Review Reports - Fall Detection with CNN-Casual LSTM Network

Round 1

Reviewer 1 Report

The study presented a Casual-CNN with LSTM for elderly fall detection using the benchmark SisFall dataset. The proposed method sounds interesting, but the manuscript needs a major rewrite, especially in results and discussion.

The literature review lacks discussion of existing studies, there are instead some discussions focused on image processing, but not much with wearable sensors.
In data acquisition, it is ambiguous and confusing to state that data is obtained with MPU6050 whereas later stated that the study is actually using SisFall dataset. Do clarify.
Do provide citation(s) for "according to statistics, human falling time is generally less than 2s", also, clarify if there is any difference in falling for different age categories, e.g., elderly, teenager, etc.
The casual LSTM is not the original work by the authors, and thus detailed descriptions can be simplified, and only highlighted those importances for discussion.
The ablation experiments lack details, especially the specific implementation and setup, and how results are obtained.
There isn't any content on the discussion of the results and lacks comparisons with existing studies. Specifically, the comparison should be focusing not only on the algorithms but also should target the same elderly fall detection or other studies that used the same dataset in the experiments.
Related to the dataset, the dataset imbalance is significant where fall data only comprised approximately 27% of all the data. The studies should resolve this issue.
Conclusions stated that the detection methods are firstly evaluated, but difficult to identify in the manuscript. Lack of analysis of the deficiencies of existing fall detection methods.
The conclusion also needs a major rewrite which should not be duplicated with contents in the abstract and should summarize the work properly.
Suggest to include future work and limitations of the proposed method.
The paper should also highlight and specify the contributions.
Lastly, the English grammar needs major revision, there are many duplicate contents and the structure needs a major rewrite.

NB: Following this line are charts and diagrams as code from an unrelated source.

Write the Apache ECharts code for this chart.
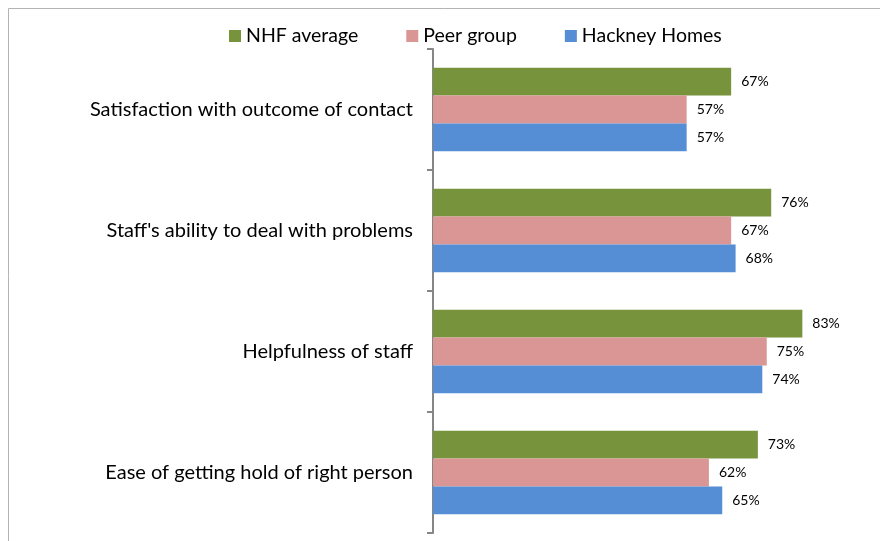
<!DOCTYPE html>
<html>
<head>
<meta charset="utf-8">
<script src="https://cdn.jsdelivr.net/npm/echarts@6/dist/echarts.min.js"></script>
<style>
 html, body { margin: 0; padding: 0; background: #fff; }
 #chart { width: 880px; height: 541px; }
</style>
</head>
<body>
<div id="chart"></div>
<script type="text/javascript">
// categories, top to bottom
var categories = [
 'Satisfaction with outcome of contact',
 "Staff's ability to deal with problems",
 'Helpfulness of staff',
 'Ease of getting hold of right person'
];
var seriesNames = ['NHF average', 'Peer group', 'Hackney Homes'];
var nhfAverage = [67, 76, 83, 73];
var peerGroup = [57, 67, 75, 62];
var hackneyHomes = [57, 68, 74, 65];

var colors = ['#77933C', '#D99694', '#558ED5'];
var font = 'Lato, "Open Sans", sans-serif';

function makeSeries(name, data, color) {
 return {
  name: name,
  type: 'bar',
  data: data,
  barGap: 0,
  barCategoryGap: '31%',
  itemStyle: { color: color },
  label: {
   show: true,
   position: 'right',
   distance: 10,
   formatter: '{c}%',
   color: '#000',
   fontSize: 14,
   fontFamily: font
  },
  animation: false
 };
}

var myChart = echarts.init(document.getElementById('chart'));
myChart.setOption({
 backgroundColor: '#fff',
 graphic: [{
  type: 'rect',
  shape: { x: 8.5, y: 8.5, width: 900, height: 600 },
  style: { fill: 'none', stroke: '#b3b3b3', lineWidth: 1 },
  silent: true
 }],
 legend: {
  data: seriesNames,
  left: 224,
  top: 21,
  itemWidth: 12,
  itemHeight: 12,
  itemGap: 48,
  icon: 'rect',
  textStyle: { fontSize: 19.5, color: '#000', fontFamily: font }
 },
 grid: { left: 433, right: 2, top: 49, bottom: 8, containLabel: false },
 xAxis: {
  type: 'value',
  min: 0,
  max: 100,
  show: false
 },
 yAxis: {
  type: 'category',
  data: categories,
  inverse: true,
  axisLine: { show: true, lineStyle: { color: '#868686', width: 2 } },
  axisTick: { show: true, length: 6, lineStyle: { color: '#868686', width: 2 } },
  axisLabel: { margin: 20, fontSize: 20, color: '#000', fontFamily: font }
 },
 series: [
  makeSeries(seriesNames[0], nhfAverage, colors[0]),
  makeSeries(seriesNames[1], peerGroup, colors[1]),
  makeSeries(seriesNames[2], hackneyHomes, colors[2])
 ]
});
</script>
</body>
</html>
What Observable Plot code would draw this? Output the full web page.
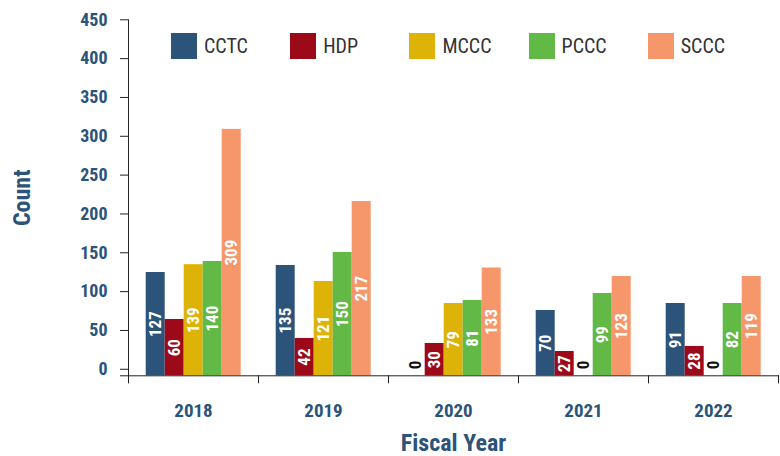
<!DOCTYPE html>
<html>
<head>
<meta charset="utf-8">
<script src="https://cdn.jsdelivr.net/npm/d3@7"></script>
<script src="https://cdn.jsdelivr.net/npm/@observablehq/plot@0.6"></script>
<style>
  html, body { margin: 0; padding: 0; background: #fff; }
  #wrap { position: relative; width: 780px; height: 456px; overflow: hidden; }
  #legend { position: absolute; left: 171px; top: 33px; display: flex; }
  #legend .item { width: 119.2px; display: flex; align-items: center; }
  #legend .sw { width: 26px; height: 26px; margin-right: 7px; flex: none; }
  #legend .lb { font-family: "Roboto Condensed", "Liberation Sans Narrow", Roboto, sans-serif; font-size: 20px; color: #333; line-height: 26px; }
</style>
</head>
<body>
<div id="wrap"><div id="legend"></div></div>
<script>
// ---- data ----
const years = ["2018", "2019", "2020", "2021", "2022"];
const series = ["CCTC", "HDP", "MCCC", "PCCC", "SCCC"];
const colors = ["#2c5379", "#9c0a1a", "#deb307", "#62b946", "#f6976b"];

// bar heights as drawn
const cctc = [124.6, 133.6, 0, 75.7, 84.7];
const hdp  = [64.1, 39.7, 33.2, 22.9, 29.4];
const mccc = [134.7, 113.0, 84.7, 0, 0];
const pccc = [138.8, 150.4, 88.6, 97.6, 84.7];
const sccc = [308.9, 216.0, 130.4, 119.5, 119.5];

// printed value labels
const cctcLabels = [127, 135, 0, 70, 91];
const hdpLabels  = [60, 42, 30, 27, 28];
const mcccLabels = [139, 121, 79, 0, 0];
const pcccLabels = [140, 150, 81, 99, 82];
const scccLabels = [309, 217, 133, 123, 119];

const yTicks = [0, 50, 100, 150, 200, 250, 300, 350, 400, 450];

// ---- build table ----
const valueSets = [cctc, hdp, mccc, pccc, sccc];
const labelSets = [cctcLabels, hdpLabels, mcccLabels, pcccLabels, scccLabels];
const rows = [];
years.forEach((yr, j) => series.forEach((s, i) => rows.push({year: yr, series: s, value: valueSets[i][j], label: labelSets[i][j]})));
const nonZero = rows.filter(d => d.value > 0);
const zeros = rows.filter(d => d.value === 0);

// ---- layout ----
const W = 780, H = 456;
const mL = 128.3, mR = 1.7, mT = 19.3, mB = 80.7;
const axisFloor = -8.4;
const bandHalf = (W - mL - mR) / years.length / 2;
const FONT = '"Roboto Condensed", "Liberation Sans Narrow", Roboto, sans-serif';
const blue = "#2c5379";
const ink = "#222";

const chart = Plot.plot({
  width: W, height: H,
  marginLeft: mL, marginRight: mR, marginTop: mT, marginBottom: mB,
  style: {fontFamily: FONT, background: "#fff", overflow: "visible"},
  fx: {domain: years, padding: 0, label: null},
  x: {domain: series, paddingInner: 0, paddingOuter: 0.816, axis: null},
  y: {domain: [axisFloor, 450]},
  color: {domain: series, range: colors},
  marks: [
    Plot.barY(nonZero, {fx: "year", x: "series", y1: () => axisFloor, y2: "value", fill: "series", inset: 0}),
    Plot.text(nonZero, {
      fx: "year", x: "series", y: d => (d.value + axisFloor) / 2,
      text: d => String(d.label), rotate: -90, fill: "#fff", fontSize: 17, fontWeight: 700
    }),
    Plot.text(zeros, {
      fx: "year", x: "series", y: "value", textAnchor: "start",
      text: d => String(d.label), rotate: -90, fill: "#111", fontSize: 17, fontWeight: 700
    }),
    Plot.axisY({ticks: yTicks, tickSize: 8, tickPadding: 13, stroke: ink, fill: blue, fontSize: 18, fontWeight: 700, label: null}),
    Plot.axisY({ticks: [axisFloor], tickSize: 8, tickFormat: () => "", stroke: ink, label: null}),
    Plot.axisFx({anchor: "bottom", tickSize: 8, tickFormat: () => "", dx: -bandHalf, stroke: ink, label: null}),
    Plot.axisFx({anchor: "bottom", ticks: [years[years.length - 1]], tickSize: 8, tickFormat: () => "", dx: bandHalf, stroke: ink, label: null}),
    Plot.axisFx({anchor: "bottom", tickSize: 0, tickPadding: 28, fill: blue, fontSize: 19, fontWeight: 700, label: null}),
    Plot.frame({facet: "super", anchor: "left", stroke: ink}),
    Plot.frame({facet: "super", anchor: "bottom", stroke: ink}),
    Plot.text(["Fiscal Year"], {facet: "super", frameAnchor: "bottom", lineAnchor: "middle", dy: 67.7, fill: blue, fontSize: 24, fontWeight: 700}),
    Plot.text(["Count"], {facet: "super", frameAnchor: "left", textAnchor: "middle", lineAnchor: "middle", rotate: -90, dx: -106.3, fill: blue, fontSize: 24, fontWeight: 700})
  ]
});
document.getElementById("wrap").prepend(chart);

// legend
const legend = d3.select("#legend");
series.forEach((s, i) => {
  const it = legend.append("div").attr("class", "item");
  it.append("div").attr("class", "sw").style("background", colors[i]);
  it.append("div").attr("class", "lb").text(s);
});
</script>
</body>
</html>
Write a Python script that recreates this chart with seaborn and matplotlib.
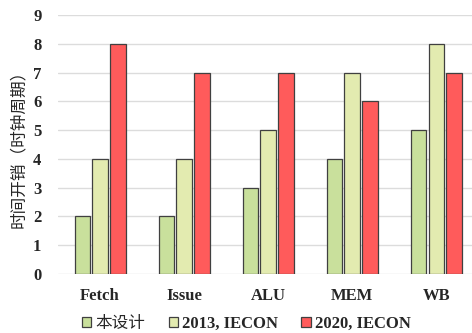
import pandas as pd
import matplotlib.pyplot as plt
import seaborn as sns

# Stage latency data
stages = ['Fetch', 'Issue', 'ALU', 'MEM', 'WB']
series = ['本设计', '2013, IECON', '2020, IECON']
this_design = [2, 2, 3, 4, 5]
iecon_2013 = [4, 4, 5, 7, 8]
iecon_2020 = [8, 7, 7, 6, 7]
colors = ['#c9e09c', '#e3ebb0', '#ff5b5b']

df = pd.DataFrame({
    'stage': stages * 3,
    'cycles': this_design + iecon_2013 + iecon_2020,
    'series': [s for s in series for _ in stages],
})

sns.set_style('white')
plt.rcParams['font.family'] = ['Liberation Serif', 'Noto Sans CJK SC']

fig = plt.figure(figsize=(4.72, 3.33), dpi=100)
# plot area runs a little past the right edge, like the original
ax = fig.add_axes([0.123, 0.177, 0.89, 0.778])

sns.barplot(data=df, x='stage', y='cycles', hue='series', palette=colors, saturation=1,
            width=0.64, gap=0.15, edgecolor='#404040', linewidth=0.9, ax=ax)

ax.set_ylim(0, 9)
ax.set_yticks(range(10))
ax.yaxis.grid(True, color='#dcdcdc', linewidth=1)
ax.set_axisbelow(True)
for s in ax.spines.values():
    s.set_visible(False)
ax.tick_params(axis='both', length=0, labelsize=12)
for lab in ax.get_xticklabels() + ax.get_yticklabels():
    lab.set_fontweight('bold')
    lab.set_family('Liberation Serif')
ax.tick_params(axis='x', pad=10)
ax.tick_params(axis='y', pad=12)
ax.set_xlabel('')
ax.set_ylabel('时间开销（时钟周期）', fontsize=12, family=['Noto Sans CJK SC', 'DejaVu Sans'])

handles, labels = ax.get_legend_handles_labels()
ax.legend_.remove()
leg = fig.legend(handles, labels, loc='center', bbox_to_anchor=(0.522, 0.03),
                 ncol=3, frameon=False, handlelength=0.55, handleheight=0.55,
                 handletextpad=0.25, columnspacing=1.4,
                 prop={'family': 'Liberation Serif', 'weight': 'bold', 'size': 12})
leg.get_texts()[0].set_family('Noto Sans CJK SC')
leg.get_texts()[0].set_fontweight('normal')

plt.savefig('out.png', dpi=100)
plt.close()
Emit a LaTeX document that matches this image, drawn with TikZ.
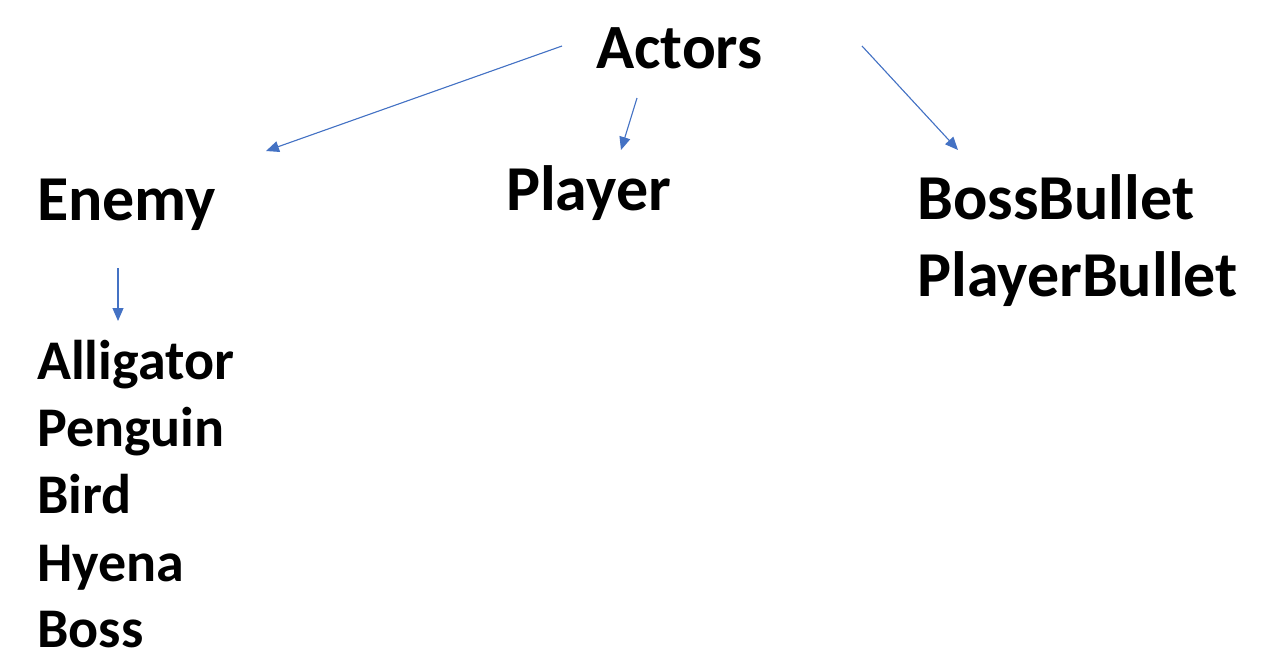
\documentclass[tikz,border=0pt]{standalone}
\usepackage{fontspec}
\setmainfont{Carlito}
\usepackage{tikz}
\usetikzlibrary{arrows.meta}
\definecolor{linkblue}{HTML}{4472C4}
\tikzset{
  label/.style={anchor=base west,inner sep=0pt,font=\fontsize{64}{68}\selectfont\bfseries},
  item/.style={label,font=\fontsize{56}{60}\selectfont\bfseries},
  link/.style={draw=linkblue,line width=1.1pt,-{Triangle[length=13pt,width=11pt]},fill=linkblue}
}

\begin{document}
\begin{tikzpicture}[x=1pt,y=-1pt]
\useasboundingbox(0,0)rectangle(1273,670);
\node[label,font=\fontsize{63}{67}\selectfont\bfseries](actors)at(596,68){Actors};
\node[label](enemy)at(37,220){Enemy};
\node[label](player)at(506,210){Player};
\node[label](bossbullet)at(917,219){BossBullet};
\node[label](playerbullet)at(917,296){PlayerBullet};
\node[item](alligator)at(37,379){Alligator};
\node[item](penguin)at(37,446){Penguin};
\node[item](bird)at(37,513){Bird};
\node[item](hyena)at(37,581){Hyena};
\node[item](boss)at(37,647){Boss};
% arrow ends
\coordinate(actorsL)at(562,46);
\coordinate(actorsM)at(637,98);
\coordinate(actorsR)at(862,46);
\coordinate(enemyT)at(266,151);
\coordinate(playerT)at(621,150);
\coordinate(bulletT)at(958,150);
\coordinate(enemyB)at(118,268);
\coordinate(listT)at(118,321);
\draw[link](actorsL)--(enemyT);
\draw[link](actorsM)--(playerT);
\draw[link](actorsR)--(bulletT);
\draw[link](enemyB)--(listT);
\end{tikzpicture}
\end{document}
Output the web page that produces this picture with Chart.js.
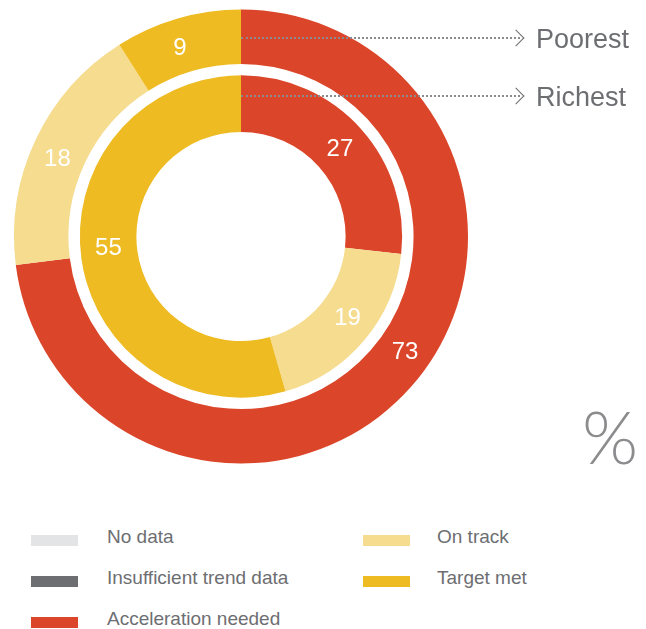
<!DOCTYPE html>
<html>
<head>
<meta charset="utf-8">
<script src="https://cdn.jsdelivr.net/npm/chart.js@4/dist/chart.umd.min.js"></script>
<style>
  body { margin: 0; background: #fff; font-family: "Liberation Sans", Arial, sans-serif; }
  #wrap { position: relative; width: 646px; height: 629px; overflow: hidden; }
  #box { position: absolute; left: 0; top: 0; width: 482px; height: 473px; }
  .tag { position: absolute; font-size: 27px; color: #6d6e71; line-height: 1; }
  .lead { position: absolute; height: 0; border-top: 2px dotted #8a8b8e; }
  .chev { position: absolute; width: 11px; height: 11px; border-top: 1.5px solid #6d6e71; border-right: 1.5px solid #6d6e71; transform: rotate(45deg); }
  .pct { position: absolute; left: 582px; top: 400px; font-family: Lato, sans-serif; font-weight: 300; font-size: 72px; color: #8c8c8e; line-height: 1; }
  .leg { position: absolute; font-size: 19px; color: #6d6e71; line-height: 1; }
  .sw { position: absolute; width: 47px; height: 11px; }
</style>
</head>
<body>
<div id="wrap">
  <div id="box"><canvas id="myChart"></canvas></div>

  <div class="lead" style="left:241px; top:37px; width:279px;"></div>
  <div class="chev" style="left:510px; top:32px;"></div>
  <div class="tag" style="left:536px; top:26px;">Poorest</div>

  <div class="lead" style="left:241px; top:95px; width:279px;"></div>
  <div class="chev" style="left:510px; top:90px;"></div>
  <div class="tag" style="left:536px; top:84px;">Richest</div>

  <div class="pct">%</div>

  <div id="legend"></div>
</div>

<script>
// data
var categories = ["Acceleration needed", "On track", "Target met"];
var poorest = [73, 18, 9];
var richest = [27, 19, 55];
var colours = ["#db4529", "#f6dc8f", "#eebb22"];

var legendNames = ["No data", "Insufficient trend data", "Acceleration needed", "On track", "Target met"];
var legendColours = ["#e3e4e5", "#6d6e71", "#db4529", "#f6dc8f", "#eebb22"];

// legend (two columns)
var legendBox = document.getElementById("legend");
legendNames.forEach(function (name, i) {
  var col = i < 3 ? 0 : 1;
  var row = i < 3 ? i : i - 3;
  var sw = document.createElement("div");
  sw.className = "sw";
  sw.style.left = (col ? 363 : 31) + "px";
  sw.style.top = (535 + row * 41) + "px";
  sw.style.background = legendColours[i];
  legendBox.appendChild(sw);
  var tx = document.createElement("div");
  tx.className = "leg";
  tx.style.left = (col ? 437 : 107) + "px";
  tx.style.top = (527 + row * 41) + "px";
  tx.textContent = name;
  legendBox.appendChild(tx);
});

// white numbers on the rings
var numberLabels = {
  id: "numberLabels",
  afterDatasetsDraw: function (chart, args, opts) {
    var ctx = chart.ctx;
    ctx.save();
    ctx.fillStyle = "#fff";
    ctx.font = "24px 'Liberation Sans', Arial, sans-serif";
    ctx.textAlign = "center";
    ctx.textBaseline = "middle";
    chart.data.datasets.forEach(function (ds, di) {
      if (ds.spacer) return;
      chart.getDatasetMeta(di).data.forEach(function (arc, i) {
        var p = arc.getProps(["x", "y", "startAngle", "endAngle", "innerRadius", "outerRadius"]);
        var f = (opts.along[di + "-" + i] || 0.5);
        var a = p.startAngle + (p.endAngle - p.startAngle) * f;
        var r = (p.innerRadius + p.outerRadius) / 2;
        ctx.fillText(ds.data[i], p.x + Math.cos(a) * r, p.y + Math.sin(a) * r + 2);
      });
    });
    ctx.restore();
  }
};

var chart = new Chart(document.getElementById("myChart"), {
  type: "doughnut",
  data: {
    labels: categories,
    datasets: [
      { label: "Poorest", data: poorest, backgroundColor: colours, borderWidth: 0, weight: 52.5 },
      { label: "", data: [1], backgroundColor: "rgba(0,0,0,0)", borderWidth: 0, weight: 11, spacer: true },
      { label: "Richest", data: richest, backgroundColor: colours, borderWidth: 0, weight: 54.5 }
    ]
  },
  options: {
    responsive: true,
    maintainAspectRatio: false,
    animation: false,
    radius: 227,
    cutout: 109,
    layout: { padding: 0 },
    plugins: {
      legend: { display: false },
      tooltip: { enabled: false },
      numberLabels: { along: { "0-0": 0.475, "0-1": 0.47, "0-2": 0.45, "2-1": 0.45, "2-2": 0.52 } }
    }
  },
  plugins: [numberLabels]
});
</script>
</body>
</html>
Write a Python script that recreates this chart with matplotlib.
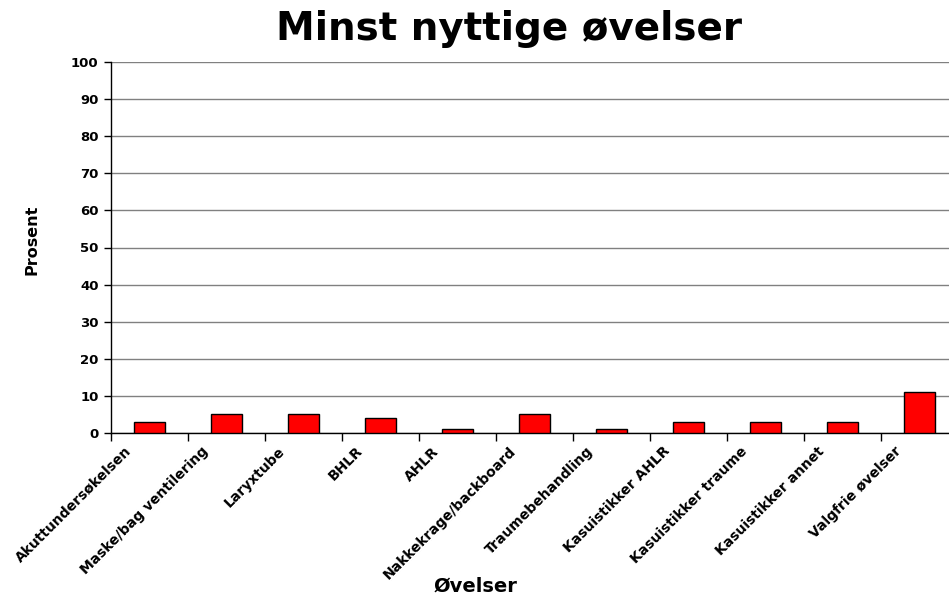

If rejected, advise submitting to other more suitable journals.

Author Response

See attachments

Author Response File: Author Response.docx

Reviewer 2 Report

This paper present a fall detection methodology using a CNN-Casual LSTM network with three-axis acceleration and three-axis rotation angular velocity inputs. The algorithm was tested on the public dataset SisFall and the results were impressive (accuracy of 99.79%).

Here are some specific comments:

The references in the related work section could be improved. For instance, the vision based references [9-11] are very limited.
Wearable sensors are not always accepted by the elderly, need batteries and cannot always be worn (e.g. in the bath or shower). The authors should mention these drawbacks to be fair when comparing with vision and ambient sensors.
The 2-second pieces of data are not overlapping. This means that if a fall is occurring at the end of one piece and the beginning of the next piece it could be more difficult to detect (am I right?). So why not using overlapping pieces of data? To be discussed.
The mathematical notation in the paper is not always appropriate and consistent. For instance x is used in equation 1 and X is used in the text which could be confusing.
meter types => measurement types?
Why are you creating a 20 x 20 structure for 1D data? This creates a 2D structure from a 1D structure which is not natural and could influence the CNN. Moreover, is there any reason for not using 10 x 40 or 40 x 10 or 16 x 25 etc. instead? Please clarify this.
Equations (1)-(4) are poorly described, maybe you could use vector transpose to better describe the structure? I don't see clearly the difference between Equations (1)-(2) and (3)-(4) since the features are already arranged based on measurement types. In conclusion, Section 3.2 should be improved.
A figure of the whole network should be provided in section 3.3.
Causl => Causal
"the performance of Casual-LSTM has been greatly improved" I think that the word "greatly" is much too strong.
"the training process has large fluctuations, and the experimental results have underreported, which is absolutely not allowed." I am not sure to understand what you mean by "not allowed" and "underreported". You could maybe rewrite this sentence.
You should give more information and try to explain the 3 false positives i.e. why they were false positive? by looking at the input data.
"We select RNN and LSTM[31] and a convolutional neural network..." => "We selected RNN and LSTM[31] and a convolutional neural network"
Please check carefully the References sections. The references are not always well presented. E.g. characters [C]// appearing in some places, incomplete reference (e.g. [32]).

Author Response

Please see the attachment.

Author Response File: Author Response.docx

Reviewer 3 Report

The paper describes the approach for fall classification.

Paper is well-structured. The material is given in understandable form with good explanation.

The following suggestions are given:

1) Please check the formatting of the paper according to MDPI requirements.

2) Please add the aim of the paper and the main contribution

3) Evaluation metrics subsection (page 9) is well-known and can be removed.

4) Please improve the quality of Fig. 1

5) Please compare the accuracy of your approach with the existing one.

6) The conclusion section should be extended. The limitation of the work should be presented.

Author Response

Please see the attachment.

Author Response File: Author Response.docx

Round 2

Reviewer 3 Report

The authors took into account my comments. The results section looks good and with good explanation. I haven't additional propositions.